> WORK REQUIRED
Give the listing again exactly, omitting its images.

+-------+

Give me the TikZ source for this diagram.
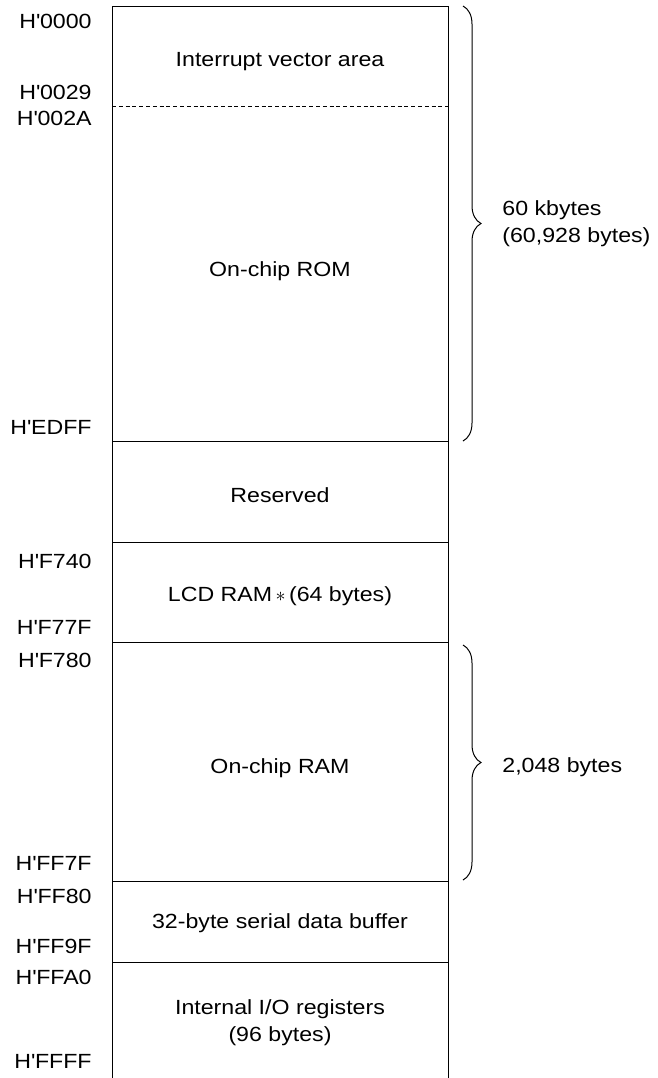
\documentclass[tikz,border=0pt]{standalone}
\usepackage{fontspec}
\setmainfont{Liberation Sans}[FakeStretch = 1.13]
\usetikzlibrary{positioning, decorations.pathreplacing}

\begin{document}
\begin{tikzpicture}[
    x = 0.5pt, y = -0.5pt,
    font = \fontsize{10.25}{13.6}\selectfont,
    frame/.style = {
      draw, line width = 0.5pt
    },
    area/.style = {
      align = center, inner sep = 0pt
    },
    addr/.style = {
      anchor = east, inner sep = 0pt
    },
    size/.style = {
      anchor = west, align = left, inner sep = 0pt
    },
    bytebrace/.style = {
      draw, line width = 0.5pt, decorate,
      decoration = {brace, amplitude = 9pt}
    },
    ]
    \useasboundingbox (0,0) rectangle (658,1078);

    % corners of the memory map (open at the bottom)
    \coordinate  (tl)  at  (112,6);
    \coordinate  (tr)  at  (448,6);
    \coordinate  (bl)  at  (112,1078);
    \coordinate  (br)  at  (448,1078);
    \draw  [frame]  (bl)  --  (tl)  --  (tr)  --  (br);

    % draw separators
    \draw  [frame, dash pattern = on 2pt off 1.4pt]  (112,106)  --  (448,106);
    \foreach \y in {441, 542, 642, 881, 962}
    \draw  [frame]  (112,\y)  --  (448,\y);

    % draw area names
    \node  [area]  (vect)  at  (280,62)   {Interrupt vector area};
    \node  [area]  (rom)   at  (280,271)  {On-chip ROM};
    \node  [area]  (resv)  at  (280,495)  {Reserved};
    \node  [area]  (lcd)   at  (280,596)  {LCD RAM\,$\ast$\,(64 bytes)};
    \node  [area]  (ram)   at  (280,768)  {On-chip RAM};
    \node  [area]  (sbuf)  at  (280,923)  {32-byte serial data buffer};
    \node  [area]  (regs)  at  (280,1023) {Internal I/O registers\\(96 bytes)};

    % draw addresses
    \foreach \y/\a in {21/0000, 92/0029, 118/002A, 427/EDFF, 561/F740, 627/F77F,
                       660/F780, 863/FF7F, 896/FF80, 946/FF9F, 977/FFA0, 1061/FFFF}
    \node  [addr]  (a\a)  at  (92,\y)  {H\textquotesingle\a};

    % draw braces with sizes
    \coordinate  (romtop)  at  (463,6);
    \coordinate  (rombot)  at  (463,441);
    \coordinate  (ramtop)  at  (463,645);
    \coordinate  (rambot)  at  (463,880);
    \draw  [bytebrace]  (romtop)  --  (rombot);
    \draw  [bytebrace]  (ramtop)  --  (rambot);
    \node  [size]  (romsize)  at  (502,224)  {60 kbytes\\(60,928 bytes)};
    \node  [size]  (ramsize)  at  (502,767)  {2,048 bytes};
\end{tikzpicture}
\end{document}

+-------+

> OUTPUT FOR THIS EXERCISE
Give me the TikZ source for this diagram.
\documentclass[tikz,border=0pt]{standalone}
\usepackage{fontspec}
\setmainfont{Liberation Sans}[FakeStretch = 1.13]
\usetikzlibrary{positioning, decorations.pathreplacing}

\begin{document}
\begin{tikzpicture}[
    x = 0.5pt, y = -0.5pt,
    font = \fontsize{10.25}{13.6}\selectfont,
    frame/.style = {
      draw, line width = 0.5pt
    },
    area/.style = {
      align = center, inner sep = 0pt
    },
    addr/.style = {
      anchor = east, inner sep = 0pt
    },
    size/.style = {
      anchor = west, align = left, inner sep = 0pt
    },
    bytebrace/.style = {
      draw, line width = 0.5pt, decorate,
      decoration = {brace, amplitude = 9pt}
    },
    ]
    \useasboundingbox (0,0) rectangle (658,1078);

    % corners of the memory map (open at the bottom)
    \coordinate  (tl)  at  (112,6);
    \coordinate  (tr)  at  (448,6);
    \coordinate  (bl)  at  (112,1078);
    \coordinate  (br)  at  (448,1078);
    \draw  [frame]  (bl)  --  (tl)  --  (tr)  --  (br);

    % draw separators
    \draw  [frame, dash pattern = on 2pt off 1.4pt]  (112,106)  --  (448,106);
    \foreach \y in {441, 542, 642, 881, 962}
    \draw  [frame]  (112,\y)  --  (448,\y);

    % draw area names
    \node  [area]  (vect)  at  (280,62)   {Interrupt vector area};
    \node  [area]  (rom)   at  (280,271)  {On-chip ROM};
    \node  [area]  (resv)  at  (280,495)  {Reserved};
    \node  [area]  (lcd)   at  (280,596)  {LCD RAM\,$\ast$\,(64 bytes)};
    \node  [area]  (ram)   at  (280,768)  {On-chip RAM};
    \node  [area]  (sbuf)  at  (280,923)  {32-byte serial data buffer};
    \node  [area]  (regs)  at  (280,1023) {Internal I/O registers\\(96 bytes)};

    % draw addresses
    \foreach \y/\a in {21/0000, 92/0029, 118/002A, 427/EDFF, 561/F740, 627/F77F,
                       660/F780, 863/FF7F, 896/FF80, 946/FF9F, 977/FFA0, 1061/FFFF}
    \node  [addr]  (a\a)  at  (92,\y)  {H\textquotesingle\a};

    % draw braces with sizes
    \coordinate  (romtop)  at  (463,6);
    \coordinate  (rombot)  at  (463,441);
    \coordinate  (ramtop)  at  (463,645);
    \coordinate  (rambot)  at  (463,880);
    \draw  [bytebrace]  (romtop)  --  (rombot);
    \draw  [bytebrace]  (ramtop)  --  (rambot);
    \node  [size]  (romsize)  at  (502,224)  {60 kbytes\\(60,928 bytes)};
    \node  [size]  (ramsize)  at  (502,767)  {2,048 bytes};
\end{tikzpicture}
\end{document}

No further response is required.